Jason Weidner is looking for panelists for the following session. Contact him for details:
International Studies Association (ISA) 16-19 March 2011, Montreal
Call for Participants for a Proposed Panel: Global Governance as Governmentality
The “global governance” paradigm has become increasingly central to the study of world politics, offering an analytical framework for investigating the shift in political authority away from its traditional locus in the nation-state. In recent years, the global governance paradigm has been challenged by a growing body of research that draws inspiration from Michel Foucault’s analytics of “governmentality.” This “global governmentality” approach has offered a critique of, and an alternative to, theories and discourses of global governance, by (1) critically examining the connection between the language of governance and its associated political imaginary, and (2) by drawing attention to the diverse governmental assemblages—combinations of expert forms of knowledge, political technologies and rationalities—that seek to order political reality, but which are occluded by the global governance paradigm.
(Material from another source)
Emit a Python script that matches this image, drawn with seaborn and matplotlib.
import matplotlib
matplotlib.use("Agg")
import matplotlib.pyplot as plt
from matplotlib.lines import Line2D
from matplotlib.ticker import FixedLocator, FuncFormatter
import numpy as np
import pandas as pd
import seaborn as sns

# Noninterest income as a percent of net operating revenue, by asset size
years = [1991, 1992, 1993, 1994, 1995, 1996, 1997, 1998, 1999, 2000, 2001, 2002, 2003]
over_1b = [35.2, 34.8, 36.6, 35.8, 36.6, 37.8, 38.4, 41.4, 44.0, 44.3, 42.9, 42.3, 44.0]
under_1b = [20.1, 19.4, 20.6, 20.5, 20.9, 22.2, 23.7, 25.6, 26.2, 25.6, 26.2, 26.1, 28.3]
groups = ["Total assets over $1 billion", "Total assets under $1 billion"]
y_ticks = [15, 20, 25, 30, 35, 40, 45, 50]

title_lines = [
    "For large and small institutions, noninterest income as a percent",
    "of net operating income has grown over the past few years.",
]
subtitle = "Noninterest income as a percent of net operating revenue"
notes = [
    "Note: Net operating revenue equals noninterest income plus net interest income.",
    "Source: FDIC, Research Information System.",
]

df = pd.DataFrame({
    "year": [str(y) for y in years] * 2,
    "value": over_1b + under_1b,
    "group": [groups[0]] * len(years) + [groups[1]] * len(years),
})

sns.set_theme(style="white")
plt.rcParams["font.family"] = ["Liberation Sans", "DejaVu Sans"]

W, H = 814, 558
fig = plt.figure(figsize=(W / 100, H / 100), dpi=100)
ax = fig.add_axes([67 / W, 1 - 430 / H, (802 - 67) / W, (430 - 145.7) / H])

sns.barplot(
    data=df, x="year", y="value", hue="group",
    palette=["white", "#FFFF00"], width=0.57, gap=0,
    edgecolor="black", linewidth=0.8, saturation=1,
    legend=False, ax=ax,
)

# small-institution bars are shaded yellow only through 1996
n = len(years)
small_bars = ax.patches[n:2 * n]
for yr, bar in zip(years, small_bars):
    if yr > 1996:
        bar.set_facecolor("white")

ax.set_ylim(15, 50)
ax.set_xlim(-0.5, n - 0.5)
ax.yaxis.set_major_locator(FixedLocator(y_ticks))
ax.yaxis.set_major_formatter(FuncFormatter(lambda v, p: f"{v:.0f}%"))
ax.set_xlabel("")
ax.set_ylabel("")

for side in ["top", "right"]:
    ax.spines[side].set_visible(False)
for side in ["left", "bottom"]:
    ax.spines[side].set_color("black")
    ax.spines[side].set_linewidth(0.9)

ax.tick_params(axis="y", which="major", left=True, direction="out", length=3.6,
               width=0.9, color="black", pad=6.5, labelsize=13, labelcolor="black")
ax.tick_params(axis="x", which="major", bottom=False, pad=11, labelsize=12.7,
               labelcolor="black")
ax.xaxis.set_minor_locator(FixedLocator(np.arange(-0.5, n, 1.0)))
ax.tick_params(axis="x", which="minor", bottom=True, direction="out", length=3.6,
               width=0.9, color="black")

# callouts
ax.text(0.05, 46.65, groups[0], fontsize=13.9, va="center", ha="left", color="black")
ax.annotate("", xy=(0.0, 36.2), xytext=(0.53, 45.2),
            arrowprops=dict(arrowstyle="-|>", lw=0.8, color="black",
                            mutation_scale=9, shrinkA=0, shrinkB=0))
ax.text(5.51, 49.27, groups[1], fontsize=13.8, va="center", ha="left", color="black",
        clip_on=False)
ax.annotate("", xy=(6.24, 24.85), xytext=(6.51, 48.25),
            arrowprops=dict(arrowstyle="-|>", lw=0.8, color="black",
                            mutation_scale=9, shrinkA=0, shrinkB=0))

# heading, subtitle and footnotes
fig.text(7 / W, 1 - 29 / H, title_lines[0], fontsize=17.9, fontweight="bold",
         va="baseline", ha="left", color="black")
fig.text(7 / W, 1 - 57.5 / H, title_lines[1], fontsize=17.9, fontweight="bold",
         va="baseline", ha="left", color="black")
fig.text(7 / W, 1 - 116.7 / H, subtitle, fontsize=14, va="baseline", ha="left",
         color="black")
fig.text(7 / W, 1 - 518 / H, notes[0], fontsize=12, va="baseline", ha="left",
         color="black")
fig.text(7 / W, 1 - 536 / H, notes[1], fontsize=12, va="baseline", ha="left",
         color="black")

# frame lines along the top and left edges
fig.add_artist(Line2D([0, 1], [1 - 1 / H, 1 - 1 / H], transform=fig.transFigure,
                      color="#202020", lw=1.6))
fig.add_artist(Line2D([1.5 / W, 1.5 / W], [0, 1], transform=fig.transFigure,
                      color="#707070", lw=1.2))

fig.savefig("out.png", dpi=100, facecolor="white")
Furthermore, the recently released publication and translation of Foucault’s lectures at the Collège de France, Security, Territory, Population and The Birth of Biopolitics, have opened up a number of new directions for critical analyses of governmental assemblages and their relation to broader questions of power and world order.
The aim of this panel is to contribute to the growing governmentality research program and to offer a critical alternative to the dominant global governance paradigm. We are particularly interested in innovative papers that combine the theoretical with the empirical, and which contribute to the advancement of a governmentality approach to issues most often grouped under the category of “global governance.”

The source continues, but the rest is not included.